October 17 at Minnesota Vikings: Jared Allen turns Doug Free into Phil Pozderac, and Brett Favre—after being talked out of retirement at halftime by ESPN's Ed Werder—makes yet another comeback with three touchdown passes, including a rub-it-in score in the final seconds. Vikings 34, Cowboys 3. 4-1.
October 25 vs. New York Giants: In a dramatic, scripted, made-for-MTV ending on Monday Night Football, the Giants win when Mike "The Situation" Sorrentino—signed earlier in the week off the roster of the Arena League's Jersey Shore Douchebags—produces fourth-quarter heroics including gym-tan-laundry-mash-interception-touchdown. Giants 30, Cowboys 27. 4-2.
October 31 vs. Jacksonville Jaguars: While the Texas Rangers win their first World Series game down the street, Dallas rolls to a scarily easy win on a day when Jason Witten grabs 10 passes and a spooky sellout crowd bucks the trendy vampire costumes and shows up in Tom Hicks masks. Cowboys 37, Jaguars 14. 5-2.

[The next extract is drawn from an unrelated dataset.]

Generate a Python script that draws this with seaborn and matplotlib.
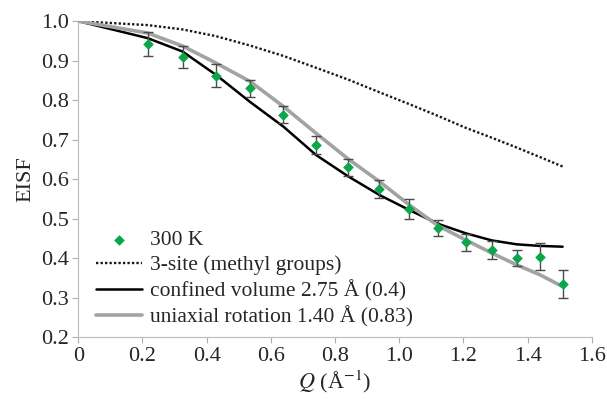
import numpy as np
import pandas as pd
import matplotlib
matplotlib.use("Agg")
import matplotlib.pyplot as plt
import seaborn as sns

# ── data ─────────────────────────────────────────────────────────────────
q_data = [0.216, 0.325, 0.429, 0.536, 0.639, 0.741, 0.841, 0.938,
          1.031, 1.121, 1.207, 1.288, 1.366, 1.438, 1.509]
eisf_300k = [0.942, 0.909, 0.862, 0.830, 0.763, 0.687, 0.630, 0.575,
             0.524, 0.476, 0.440, 0.421, 0.400, 0.404, 0.335]
eisf_err = [0.030, 0.027, 0.029, 0.022, 0.022, 0.023, 0.021, 0.023,
            0.025, 0.020, 0.021, 0.022, 0.021, 0.035, 0.035]

q_model = [0.0] + q_data
three_site = [1.000, 0.990, 0.979, 0.962, 0.938, 0.912, 0.882, 0.852,
              0.820, 0.790, 0.760, 0.730, 0.705, 0.680, 0.656, 0.632]
confined = [1.000, 0.957, 0.923, 0.864, 0.795, 0.733, 0.661, 0.607,
            0.560, 0.522, 0.487, 0.463, 0.445, 0.435, 0.431, 0.429]
uniaxial = [1.000, 0.970, 0.937, 0.894, 0.847, 0.784, 0.716, 0.651,
            0.594, 0.535, 0.482, 0.446, 0.413, 0.383, 0.358, 0.328]

labels = ["300 K", "3-site (methyl groups)",
          "confined volume 2.75 Å (0.4)", "uniaxial rotation 1.40 Å (0.83)"]

sns.set_style("white")
plt.rcParams["font.family"] = ["Liberation Serif", "DejaVu Serif"]
plt.rcParams["mathtext.fontset"] = "stix"

fig = plt.figure(figsize=(6.07, 3.99), dpi=100)
ax = fig.add_axes([0.129, 0.155, 0.846, 0.792])

models = pd.DataFrame({"Q": q_model, "three": three_site,
                       "conf": confined, "uni": uniaxial})
df = pd.DataFrame({"Q": q_data, "EISF": eisf_300k, "err": eisf_err})

# error bars first so markers sit on top
ax.errorbar(df["Q"], df["EISF"], yerr=df["err"], fmt="none",
            ecolor="#4a4a4a", elinewidth=1.0, capsize=3.5, capthick=1.0, zorder=4)
sns.scatterplot(data=df, x="Q", y="EISF", ax=ax, marker="D", s=24,
                color="#0aa64a", edgecolor="#0aa64a", linewidth=0.5,
                label=labels[0], zorder=5)
sns.lineplot(data=models, x="Q", y="three", ax=ax, color="#1a1a1a",
             linestyle=(0, (1, 0.9)), linewidth=1.7, label=labels[1], zorder=2)
sns.lineplot(data=models, x="Q", y="conf", ax=ax, color="black",
             linewidth=1.8, label=labels[2], zorder=3)
sns.lineplot(data=models, x="Q", y="uni", ax=ax, color="#a3a3a3",
             linewidth=2.6, label=labels[3], zorder=3)

ax.set_xlim(0, 1.6)
ax.set_ylim(0.2, 1.0)
ax.set_xticks(np.arange(0, 1.61, 0.2))
ax.set_xticklabels(["0"] + [f"{v:.1f}" for v in np.arange(0.2, 1.61, 0.2)])
ax.set_yticks(np.arange(0.2, 1.01, 0.1))
ax.set_yticklabels([f"{v:.1f}" for v in np.arange(0.2, 1.01, 0.1)])
ax.tick_params(axis="both", labelsize=16, length=4, width=0.8,
               color="#b0b0b0", direction="out", pad=3, left=True, bottom=True)

for side in ["top", "right"]:
    ax.spines[side].set_visible(False)
for side in ["left", "bottom"]:
    ax.spines[side].set_color("#c0c0c0")
    ax.spines[side].set_linewidth(0.9)

ax.set_xlabel(r"$Q$ (Å$^{-1}$)", fontsize=16, labelpad=2)
ax.set_ylabel("EISF", fontsize=16, labelpad=4)

handles, labs = ax.get_legend_handles_labels()
ax.legend(handles, labs, loc="lower left", bbox_to_anchor=(0.01, -0.01),
          frameon=False, fontsize=15.5, handlelength=2.1, handletextpad=0.4,
          labelspacing=0.22, borderaxespad=0.2)

plt.savefig("out.png", dpi=100)
plt.close()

November 7 at Green Bay Packers: After a pre-game pep talk from Justin Bieber, the Cowboys perform like bunch of prepubescent, underdeveloped, overrated school boys. Aaron Rodgers tops Romo's three touchdowns with four of his own, prompting Free Reign to carjack Bieber behind Dallas' team bus and leave him whimpering. Packers 38, Cowboys 30. 5-3.
November 14 at New York Giants: After burning "The Situation" for two touchdown catches, Bryant successfully lobbies for Drew Pearson to enter the Ring of Honor, convinces Muslim leaders to shutter the mosque near Ground Zero and admits to being in a fight with his time-of-the-month girlfriend. Seems that on the way home he refused to pick up her pads. Cowboys 21, Giants 17. 6-3.
November 21 vs. Detroit Lions: While former Detroit receiver Roy Williams exacts revenge on his old team by dropping only two passes, pissed-off quarterback Matthew Stafford tries to camouflage a horrid performance by dissing Cowboys Stadium. Says the former Highland Park High School star, "It's OK, but it ain't shit compared to the house I grew up in." Cowboys 34, Lions 7. 7-3.
November 25 vs. New Orleans Saints: In a tense turkey-day battle for the rights to the "America's Team" moniker and the lead role in Glee, Romo outplays Drew Brees and Jones out-boogies Saints owner Tom Benson. Just for fun, punter Mat McBriar sails a kick over the Jumbo Jerry video board. Cowboys 27, Saints 24. 8-3.
December 5 at Indianapolis Colts: Free safety Alan Ball tops Ken Hamlin's interception total of 2009 with his first pick of the season, but Peyton Manning riddles Dave Campo's secondary and breaks his own NFL record by calling 103 audibles in an ugly blowout. Colts 35, Cowboys 17. 8-4.
December 12 vs. Philadelphia Eagles: Ignoring the firestorm created by TMZ's posting of bathroom photos depicting him in only a Viking helmet and Mr. Norwegian sash, Igor Olshanky records three sacks, two fumble recoveries and a beheading of Kevin Kolb. Cowboys 23, Eagles 9. 9-4.